We’re connecting with each other in new ways. Museums have made their collections available on the internet for virtual tours. So we can see things that otherwise we may never have been able to see. Families are spending more time being together rather than doing together.
At the beginning of this week I stumbled across something called an art journal. I knew about junk journals, sketch books, writing journals, scrapbooks (which are essentially picture journals), etc. But never an art journal. I typed it in a search on Pinterest. I scrolled through. I saw all the beautiful art there and my heart lifted.
The art journal makes it possible for me to paint again. I have time to practice my skill without taking up a bunch of space in my home and spending a lot of money on more things. I have tutorials that I never did because I didn’t have time in my life or space in my home for the canvases.
When we leave a domestic violence relationship things are difficult. I can’t remember being able to see the beautiful in anything during that time. I was so focused on trying to get a job, going to school, and putting up the walls that I didn’t notice even the little things. But now, I know that God leaves the little things laying around for us to catch and see everyday. A beautiful sunrise, a butterfly floating past on a breeze, a set of twinkling stars in the night sky, the peace of a baby sleeping, or the contagious belly laugh of a toddler. These little bits of beautiful are just waiting for us in the every day ordinary life that we have. We can see them if we just change our focus a bit.
My new perspective means that I can do the things I love in different ways. I can stop thinking about my inability to go to a museum in person and do a virtual tour in my living room. I can go fly a kite with my family instead of flying off to somewhere.

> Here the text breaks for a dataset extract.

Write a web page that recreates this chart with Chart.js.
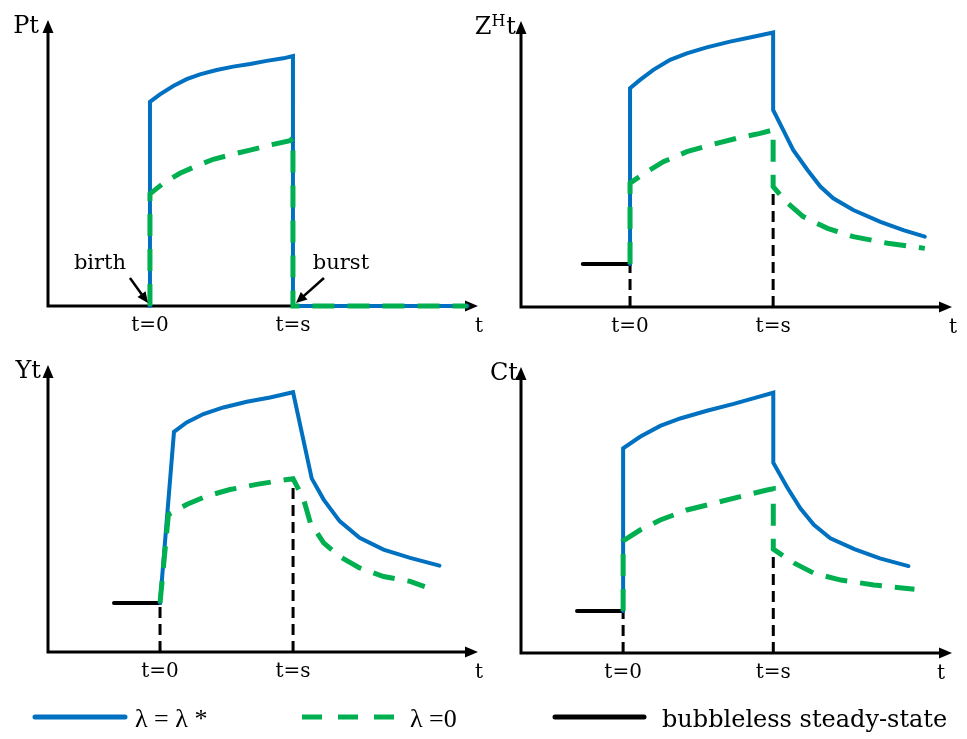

I can video chat with my friends instead of being in the same room.
We hear a lot ‘this is the new normal’. I began to resent that I had to have a new normal. But, when we look around, it’s not really all that bad. My new normal means that I work from home part time. My new normal means that I paint in a journal instead of on canvases. My new normal includes a lot of prayer for people that I don’t even know all around the world. My new normal is a slower and easier pace of life.
This morning, I painted in a whole new way. I watched a tutorial on how to paint a galaxy in an art journal. I painted the tutorial.